• _Task instructions_:
Print exactly the lines from the first one down to the line that contains "import matplotlib.pyplot as plt", both included, and skip the pictures.

• _Dataset excerpt_:
========================================================================

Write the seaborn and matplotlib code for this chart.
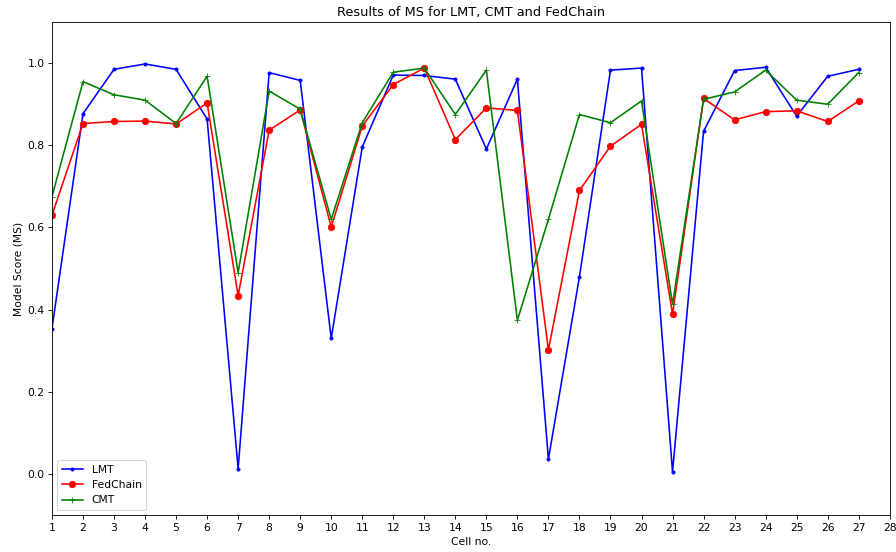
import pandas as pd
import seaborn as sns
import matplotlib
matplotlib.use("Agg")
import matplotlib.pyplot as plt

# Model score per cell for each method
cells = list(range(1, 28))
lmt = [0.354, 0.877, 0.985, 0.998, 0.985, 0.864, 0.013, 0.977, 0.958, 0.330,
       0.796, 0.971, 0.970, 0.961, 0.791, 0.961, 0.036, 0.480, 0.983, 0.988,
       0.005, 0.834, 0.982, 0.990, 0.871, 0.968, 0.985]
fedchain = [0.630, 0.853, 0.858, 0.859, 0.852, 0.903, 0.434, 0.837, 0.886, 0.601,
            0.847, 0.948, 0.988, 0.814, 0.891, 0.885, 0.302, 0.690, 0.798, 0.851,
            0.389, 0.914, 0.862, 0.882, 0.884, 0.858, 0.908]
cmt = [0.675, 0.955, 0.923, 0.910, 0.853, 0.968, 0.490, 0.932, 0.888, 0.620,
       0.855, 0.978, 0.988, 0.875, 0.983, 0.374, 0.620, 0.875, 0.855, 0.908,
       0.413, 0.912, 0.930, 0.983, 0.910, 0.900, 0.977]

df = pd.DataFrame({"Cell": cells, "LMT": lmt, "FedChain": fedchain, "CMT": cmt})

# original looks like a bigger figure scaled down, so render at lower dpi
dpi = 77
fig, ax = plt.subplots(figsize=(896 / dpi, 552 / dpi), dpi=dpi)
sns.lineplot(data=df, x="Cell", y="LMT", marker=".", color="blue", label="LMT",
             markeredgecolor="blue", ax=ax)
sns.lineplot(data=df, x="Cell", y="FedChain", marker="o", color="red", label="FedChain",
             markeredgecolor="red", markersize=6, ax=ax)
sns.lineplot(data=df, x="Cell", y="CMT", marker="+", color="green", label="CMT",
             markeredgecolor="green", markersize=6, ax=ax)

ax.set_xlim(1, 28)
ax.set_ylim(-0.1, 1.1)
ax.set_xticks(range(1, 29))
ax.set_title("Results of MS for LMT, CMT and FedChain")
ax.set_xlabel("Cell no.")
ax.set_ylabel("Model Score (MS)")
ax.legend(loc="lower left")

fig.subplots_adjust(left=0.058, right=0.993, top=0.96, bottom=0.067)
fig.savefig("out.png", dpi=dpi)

========================================================================

• _Written solution_:
Write the seaborn and matplotlib code for this chart.
import pandas as pd
import seaborn as sns
import matplotlib
matplotlib.use("Agg")
import matplotlib.pyplot as plt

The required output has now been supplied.